4 May 2012
SAN JOSE, Calif. — You could be forgiven if your outlook for the long-term future of the North American electronics industry is dire. Mine once was.
In fact, I went into this yearlong road trip hoping for good predictions but expecting challenges–challenges in manufacturing, challenges in keeping and growing engineering jobs here, challenges in creating new and innovative startups.
It didn't help that every night after two, three, four or more meetings at various companies, we'd be working away in a hotel somewhere, watching the world fall apart day by day, month by month on cable TV news.
But how could that be? How could the future be dire, when we've just talked to a bunch of companies, all of which have new and innovative products (either with a capital I or a lower-case i) coming to market solving problems of one size or another?

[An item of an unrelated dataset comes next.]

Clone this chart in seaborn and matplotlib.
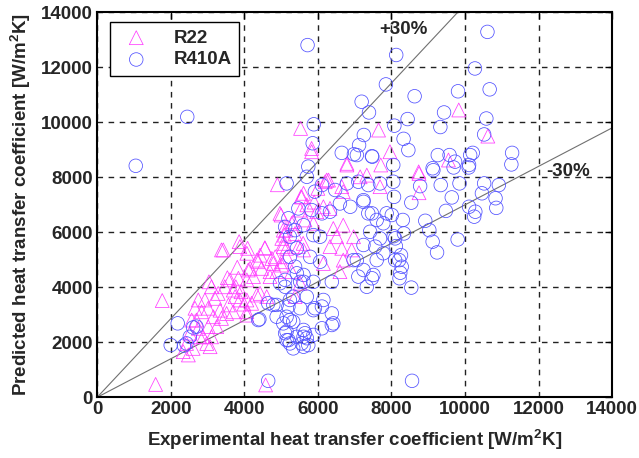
import matplotlib
matplotlib.use("Agg")
import matplotlib.pyplot as plt
import seaborn as sns
import pandas as pd
import numpy as np

# R22 data points: experimental vs predicted heat transfer coefficient [W/m2K]
r22_x = [1590, 4580, 1770,
         2340, 2480, 2430, 2520, 2750, 2700, 2880, 3020, 3070, 3160, 3340, 3020,
         2840, 2660, 2750, 2930, 3200, 3290, 3470, 3570, 3750, 3040, 3110, 3540,
         3810, 3610, 3770, 4070, 4160, 4380, 4470, 4430, 4750, 4880, 4700, 5020,
         5130, 5060, 4340, 3990, 4200, 4070, 3910, 4430, 3380, 3860, 4090, 4560,
         4560, 5000, 4900, 5090,
         2570, 2790, 2610, 2980, 3110, 3250, 3380, 3520, 3700, 3880,
         4970, 5290, 5020, 4840, 4340, 4070, 4110, 4250, 3880, 3430, 3840, 3700,
         4070, 4070, 4700, 4610,
         5060, 5060, 5150, 5470, 5610, 5010, 5290, 5520, 5380,
         5560, 6150, 6330, 5970, 5330, 5650, 5880, 6690, 6420, 6510, 6970, 6330,
         6650, 6920, 6690, 6600, 6150,
         5530, 5830, 7650, 7960, 7710, 6790, 8740, 9550, 9830, 10620, 6290, 7150,
         7330, 7690, 8750, 6650, 6690, 6200, 5610, 5830, 6790, 6240, 8750, 5540,
         5520, 5380, 5600, 5150, 4790, 5700, 5900, 6000]
r22_y = [470, 450, 3520,
         1660, 1540, 1960, 2330, 2510, 2810, 2200, 2570, 1840, 2930, 3170, 3240,
         3110, 3240, 3540, 3540, 3600, 3780, 4020, 3360, 3660, 4200, 4020, 4350,
         4730, 4270, 4020, 4270, 4690, 4930, 4690, 5170, 5050, 4570, 4570, 4930,
         6080, 5480, 3720, 3390, 3420, 3110, 3840, 3780, 5360, 5660, 5420, 5420,
         5440, 6630, 7730, 5900,
         2810, 2200, 1780, 1960, 2200, 2570, 2870, 3050, 3110, 3540,
         6690, 6330, 5780, 5110, 4990, 5240, 4630, 4390, 5480, 5360, 4330, 3900,
         3540, 2990, 4390, 3660,
         6080, 5600, 5110, 5480, 5360, 4810, 4570, 4150, 3660,
         7290, 6930, 6870, 6750, 6390, 6450, 6330, 6260, 6140, 5840, 5840, 5480,
         5420, 5360, 4990, 4570, 4870,
         9780, 9050, 9720, 8930, 8450, 8450, 8200, 8630, 10450, 9500, 7900, 8020,
         8080, 7660, 7440, 7660, 7480, 7840, 7420, 8930, 8510, 7900, 8140, 7290,
         6810, 5960, 5600, 5420, 4870, 7000, 7100, 7600]

# R410A data points
r410a_x = [1050, 2450, 5720, 8130, 10610, 4650, 8560,
           7850, 7190, 7390, 8630, 8440, 8080, 5890, 5860, 7250, 7120, 8330, 8460,
           6650, 6980, 7480, 5740, 8050, 10270, 10670, 9810, 9430, 10580, 9330,
           10520, 9260, 9580, 10210, 10140, 11280, 11260, 9730, 9120, 10110,
           9140, 9690, 10100, 8050, 8780, 9340, 9850, 10520, 10920, 10460, 9640,
           10830, 8070, 8540, 10850, 10110, 10280, 10250, 9480, 8010, 8310, 8920,
           9030, 8340, 8060, 9120, 9800, 8120, 9240, 8260, 8210, 8280, 8240, 8220,
           8540,
           7060, 7470, 5700, 5150, 5920, 6110, 6470, 6790, 7100, 7370, 7690, 7240,
           6880, 6600, 6330, 6110, 5830, 5470, 5200, 5110, 5380, 5610, 5880, 6060,
           7370, 7600, 7870, 7420, 7690, 7240, 7560, 7780, 8100, 7060, 7240, 7510,
           6380, 6060, 5790, 5430, 5240, 5240, 5380, 5610, 5520, 5880, 5110, 5330,
           5700, 5200, 5520, 5880, 6110, 6380, 6420, 6110, 5150, 5330, 5610, 5110,
           5200, 5330, 5610, 5740, 5560, 5880,
           4880, 5240, 5430, 5610, 5240, 4380, 4790, 5060, 4970, 5430, 5610, 5240,
           4410, 4880, 5150, 5150, 5110, 4650,
           2000, 2190, 2430, 2520, 2700, 2360, 2610,
           7600, 7330, 7470, 7100, 6970, 6150, 6380, 5920, 5650, 5700, 7240, 8100,
           7780, 7470]
r410a_y = [8420, 10200, 12810, 12450, 13290, 600, 600,
           11380, 10750, 10360, 10950, 10120, 9880, 9930, 9240, 9540, 9170, 9400, 8990,
           8890, 8840, 8750, 8390, 8450, 11960, 11200, 11130, 10360, 10140, 9830,
           9560, 8810, 8810, 8890, 8810, 8890, 8470, 8570, 8330, 8450,
           8260, 8360, 8360, 7840, 7680, 7720, 7780, 7780, 7720, 7420, 7270,
           7240, 7290, 7080, 6890, 6930, 6750, 6570, 6780, 6630, 6450, 6420,
           6080, 5960, 5860, 5660, 5740, 5500, 5270, 5170, 4990, 4750, 4530, 4330,
           3990,
           8810, 8770, 8020, 7780, 7480, 7720, 7540, 7780, 7840, 7720, 7780, 7170,
           6930, 7050, 6750, 6690, 6810, 6870, 6510, 6200, 6080, 6260, 5900, 5840,
           6690, 6450, 6690, 6020, 5780, 5540, 5480, 5240, 4990, 4990, 4630, 4450,
           4200, 4930, 5110, 5420, 5840, 5110, 4750, 4450, 4200, 4200, 4020, 3660,
           3660, 3300, 3240, 3170, 3300, 3050, 2690, 2510, 2930, 2750, 2450, 2330,
           2080, 1780, 2200, 1900, 1960, 2270,
           3360, 2810, 2200, 1840, 1960, 2810, 3360, 2690, 4150, 4510, 4200, 3540,
           2840, 2930, 2390, 2080, 4270, 3420,
           1900, 2690, 1960, 2200, 2570, 1880, 2540,
           4990, 4020, 4330, 4390, 4990, 3540, 2630, 3240, 2330, 2150, 7110, 5780,
           6330, 6690]

x_ticks = [0, 2000, 4000, 6000, 8000, 10000, 12000, 14000]
y_ticks = [0, 2000, 4000, 6000, 8000, 10000, 12000, 14000]
band_factor = 0.7

sns.set_theme(style="white")
plt.rcParams["font.family"] = ["Liberation Sans", "DejaVu Sans"]
plt.rcParams["font.weight"] = "bold"
plt.rcParams["mathtext.fontset"] = "custom"
plt.rcParams["mathtext.bf"] = "Liberation Sans:bold"
plt.rcParams["mathtext.rm"] = "Liberation Sans:bold"
plt.rcParams["xtick.direction"] = "in"
plt.rcParams["ytick.direction"] = "in"

df22 = pd.DataFrame({"exp": r22_x, "pred": r22_y})
df410 = pd.DataFrame({"exp": r410a_x, "pred": r410a_y})

fig = plt.figure(figsize=(6.39, 4.58), dpi=100)
ax = fig.add_axes([0.152, 0.1325, 0.806, 0.8405])

# +/-30% reference lines through the origin
xs = np.array([0, 14000])
ax.plot(xs, xs / band_factor, color="#707070", lw=0.8, zorder=1)
ax.plot(xs, xs * band_factor, color="#707070", lw=0.8, zorder=1)

sns.scatterplot(data=df22, x="exp", y="pred", marker="^", s=100,
                facecolor="none", edgecolor="#ff3cff", linewidth=0.55,
                label="R22", ax=ax, zorder=3)
sns.scatterplot(data=df410, x="exp", y="pred", marker="o", s=95,
                facecolor="none", edgecolor="#5050ff", linewidth=0.55,
                label="R410A", ax=ax, zorder=3)

ax.set_xlim(0, 14000)
ax.set_ylim(0, 14000)
ax.set_xticks(x_ticks)
ax.set_yticks(y_ticks)
ax.tick_params(labelsize=13.5, length=5, width=1, top=True, right=True,
               color="black", pad=3)
for lab in ax.get_xticklabels() + ax.get_yticklabels():
    lab.set_fontweight("bold")

ax.grid(True, color="#222222", linestyle=(0, (4, 4)), linewidth=1.0)
for sp in ax.spines.values():
    sp.set_color("black")
    sp.set_linewidth(1.5)

ax.set_xlabel(r"Experimental heat transfer coefficient [W/m$^{\mathbf{2}}$K]",
              fontsize=13.5, fontweight="bold", labelpad=6)
ax.set_ylabel(r"Predicted heat transfer coefficient [W/m$^{\mathbf{2}}$K]",
              fontsize=13.5, fontweight="bold", labelpad=6)

ax.text(8320, 13390, "+30%", fontsize=13.5, fontweight="bold",
        ha="center", va="center")
ax.text(12800, 8230, "-30%", fontsize=13.5, fontweight="bold",
        ha="center", va="center")

leg = ax.legend(loc="upper left", bbox_to_anchor=(0.025, 0.975),
                borderaxespad=0, fancybox=False, framealpha=1,
                edgecolor="black", fontsize=13.5, handletextpad=1.0,
                borderpad=0.4, labelspacing=0.25)
leg.get_frame().set_linewidth(1.0)
for t in leg.get_texts():
    t.set_fontweight("bold")

fig.savefig("out.png", dpi=100)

Turns out there's a disconnect between our innovation centers and culture and what we get from the media.
I met or renewed relationships with four innovators on the highways and byways of the Drive for Innovation and invited them to a panel I hosted at Design West in March. There were: Richard Szczepkowski, president and chief operating officer, Swemco; Dave Lentz, supply chain solutions manager, Avnet Electronics Marketing Americas; Jeff Lawson, embedded design engineer, Shockwave Impact; and Dr. James Truchard, president and CEO, National Instruments.
The complete, 50-minute panel session is embedded below. Here are some highlights with links to those excerpts within the video:
I wanted to know why, with so many contract manufacturers in the U.S. and so much foreign competition, Swemco had survived (8:30-10:16).
From Lawson, I wanted to get a sense for how the supposed "well-oiled" supply and design chain is working for him these days (10:35-14:00).
Innovation in a small company is one thing (it's arguably easier at some levels because one technology or product is the company's entire focus). But how do you stay innovative at a large, growing company? Truchard offered insight into that question (14:15-15:11)
And then, from Szczepkowski, what do you think of employee-empowerment schemes that, analysts say, don't work very well at all. (16:50-19:01)
What did these panelists think of jobs going overseas? (20:10-22:30)
The cage match
Probably the most entertaining segment of our time together was when Lawson, a designer who is having his design done in China, got into it with Szczepkowski over the benefits of offshoring versus on-shoring. (25:53-28:00)
The other red-meat question for our panelists was where they stand on the role of government in fostering innovation (31:12-35:10). Where do you guys fall in terms of government technology winners?